**Given problem**
All the data must come back unchanged, except that pictures are left out.
* start Dataset content *
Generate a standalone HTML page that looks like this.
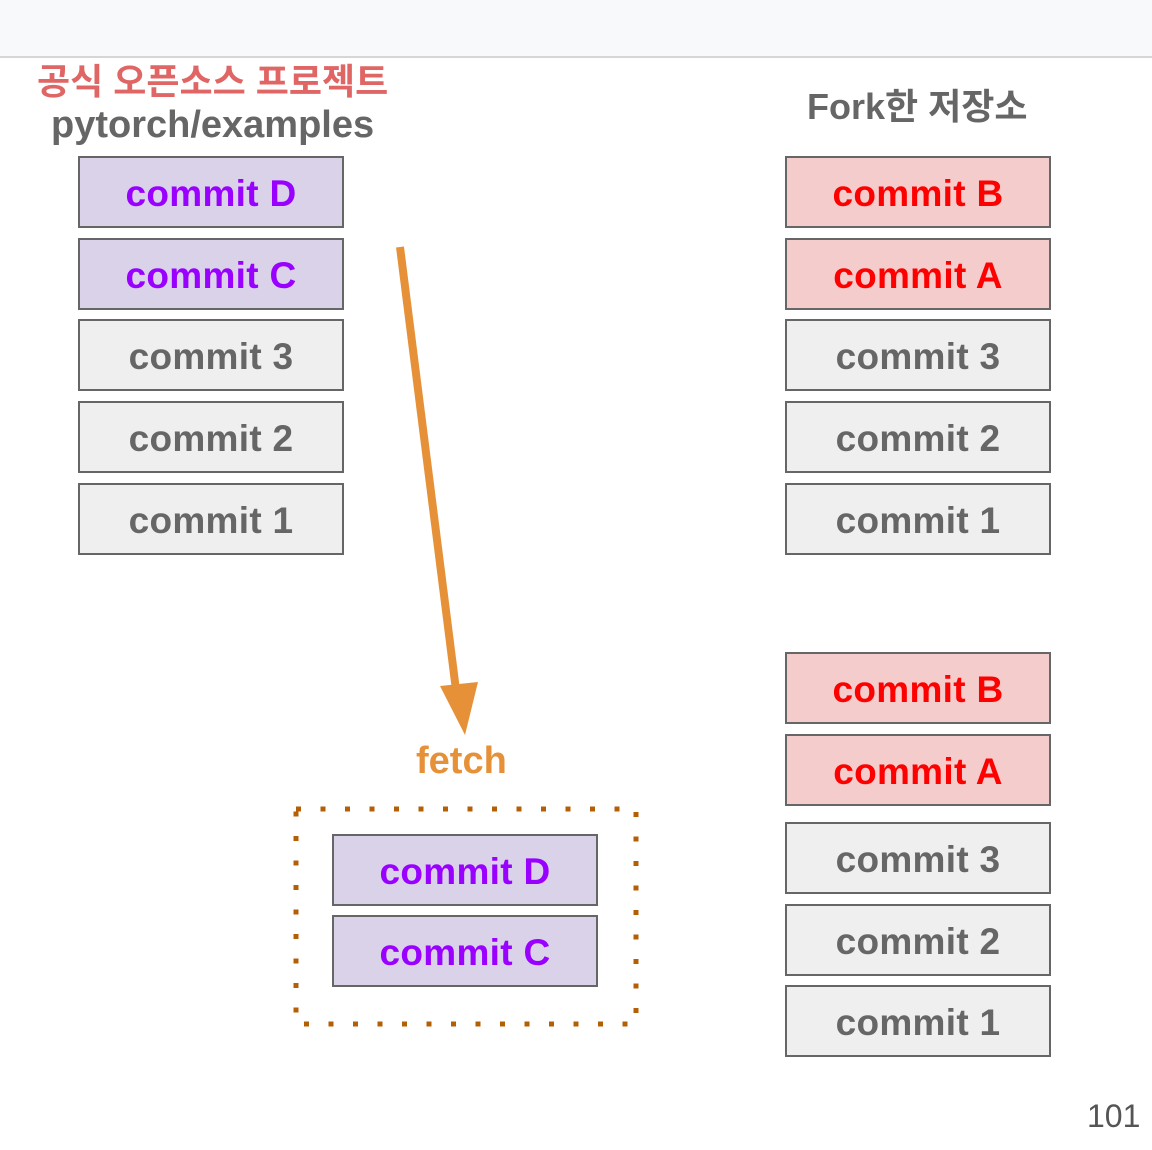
<!DOCTYPE html>
<html><head><meta charset="utf-8"><style>
body{margin:0;width:1152px;height:1150px;background:#fff;position:relative;overflow:hidden;font-family:"Liberation Sans","Noto Sans CJK KR",sans-serif}
.top{position:absolute;left:0;top:0;width:1152px;height:56px;background:#f8f9fa;border-bottom:2px solid #d6d6d6}
.b{position:absolute;width:262px;height:68px;border:2px solid #666;box-sizing:content-box;text-align:center;line-height:72px;font-weight:bold;font-size:37px;letter-spacing:0.3px}
.g{background:#efefef;color:#666}
.p{background:#d9d2e9;color:#9900ff}
.r{background:#f4cccc;color:#ff0000}
.t{position:absolute;font-weight:bold;white-space:nowrap}
</style></head><body>
<div class="top"></div>
<div class="t" style="left:37px;top:53px;font-size:36px;color:#e06666">공식 오픈소스 프로젝트</div>
<div class="t" style="left:51px;top:104px;font-size:38px;color:#666">pytorch/examples</div>
<div class="t" style="left:807px;top:78px;font-size:36px;color:#666">Fork한 저장소</div>
<div class="b p" style="left:78px;top:156px">commit D</div>
<div class="b p" style="left:78px;top:238px">commit C</div>
<div class="b g" style="left:78px;top:319px">commit 3</div>
<div class="b g" style="left:78px;top:401px">commit 2</div>
<div class="b g" style="left:78px;top:483px">commit 1</div>
<div class="b r" style="left:785px;top:156px">commit B</div>
<div class="b r" style="left:785px;top:238px">commit A</div>
<div class="b g" style="left:785px;top:319px">commit 3</div>
<div class="b g" style="left:785px;top:401px">commit 2</div>
<div class="b g" style="left:785px;top:483px">commit 1</div>
<div class="b r" style="left:785px;top:652px">commit B</div>
<div class="b r" style="left:785px;top:734px">commit A</div>
<div class="b g" style="left:785px;top:822px">commit 3</div>
<div class="b g" style="left:785px;top:904px">commit 2</div>
<div class="b g" style="left:785px;top:985px">commit 1</div>
<div class="b p" style="left:332px;top:834px">commit D</div>
<div class="b p" style="left:332px;top:915px">commit C</div>
<svg style="position:absolute;left:0;top:0" width="1152" height="1150">
<line x1="400" y1="247" x2="456" y2="690" stroke="#e69138" stroke-width="8"/>
<polygon points="440,686 478,682 465,735" fill="#e69138"/>
<rect x="296" y="809" width="340" height="215" fill="none" stroke="#b45f06" stroke-width="5" stroke-dasharray="5,19.5"/>
</svg>
<div class="t" style="left:416px;top:740px;font-size:38px;color:#e69138">fetch</div>
<div style="position:absolute;left:1087px;top:1098px;font-size:32px;color:#555">101</div>
</body></html>
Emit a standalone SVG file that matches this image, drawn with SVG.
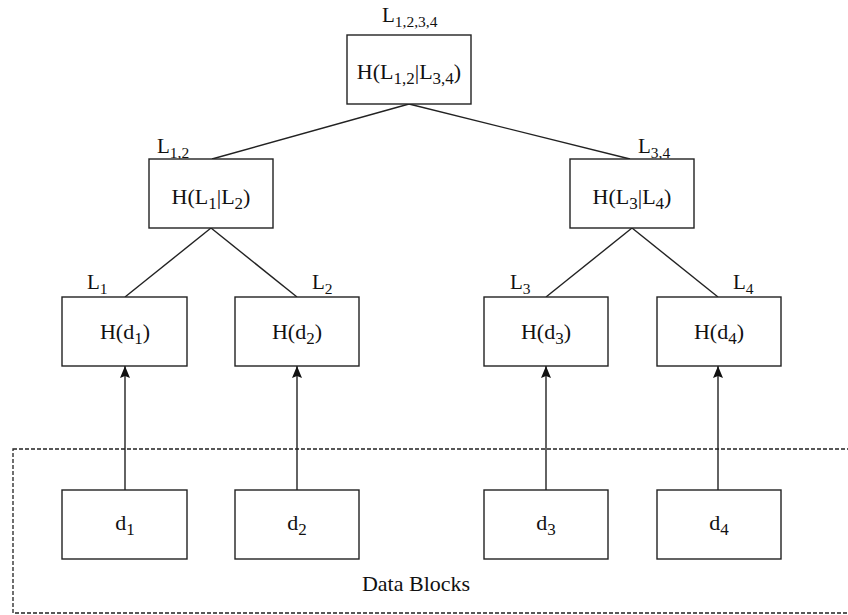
* end Dataset content *
**Task response**
Generate a standalone HTML page that looks like this.
<!DOCTYPE html>
<html><head><meta charset="utf-8"><style>
body{margin:0;width:1152px;height:1150px;background:#fff;position:relative;overflow:hidden;font-family:"Liberation Sans","Noto Sans CJK KR",sans-serif}
.top{position:absolute;left:0;top:0;width:1152px;height:56px;background:#f8f9fa;border-bottom:2px solid #d6d6d6}
.b{position:absolute;width:262px;height:68px;border:2px solid #666;box-sizing:content-box;text-align:center;line-height:72px;font-weight:bold;font-size:37px;letter-spacing:0.3px}
.g{background:#efefef;color:#666}
.p{background:#d9d2e9;color:#9900ff}
.r{background:#f4cccc;color:#ff0000}
.t{position:absolute;font-weight:bold;white-space:nowrap}
</style></head><body>
<div class="top"></div>
<div class="t" style="left:37px;top:53px;font-size:36px;color:#e06666">공식 오픈소스 프로젝트</div>
<div class="t" style="left:51px;top:104px;font-size:38px;color:#666">pytorch/examples</div>
<div class="t" style="left:807px;top:78px;font-size:36px;color:#666">Fork한 저장소</div>
<div class="b p" style="left:78px;top:156px">commit D</div>
<div class="b p" style="left:78px;top:238px">commit C</div>
<div class="b g" style="left:78px;top:319px">commit 3</div>
<div class="b g" style="left:78px;top:401px">commit 2</div>
<div class="b g" style="left:78px;top:483px">commit 1</div>
<div class="b r" style="left:785px;top:156px">commit B</div>
<div class="b r" style="left:785px;top:238px">commit A</div>
<div class="b g" style="left:785px;top:319px">commit 3</div>
<div class="b g" style="left:785px;top:401px">commit 2</div>
<div class="b g" style="left:785px;top:483px">commit 1</div>
<div class="b r" style="left:785px;top:652px">commit B</div>
<div class="b r" style="left:785px;top:734px">commit A</div>
<div class="b g" style="left:785px;top:822px">commit 3</div>
<div class="b g" style="left:785px;top:904px">commit 2</div>
<div class="b g" style="left:785px;top:985px">commit 1</div>
<div class="b p" style="left:332px;top:834px">commit D</div>
<div class="b p" style="left:332px;top:915px">commit C</div>
<svg style="position:absolute;left:0;top:0" width="1152" height="1150">
<line x1="400" y1="247" x2="456" y2="690" stroke="#e69138" stroke-width="8"/>
<polygon points="440,686 478,682 465,735" fill="#e69138"/>
<rect x="296" y="809" width="340" height="215" fill="none" stroke="#b45f06" stroke-width="5" stroke-dasharray="5,19.5"/>
</svg>
<div class="t" style="left:416px;top:740px;font-size:38px;color:#e69138">fetch</div>
<div style="position:absolute;left:1087px;top:1098px;font-size:32px;color:#555">101</div>
</body></html>
Emit a standalone SVG file that matches this image, drawn with SVG.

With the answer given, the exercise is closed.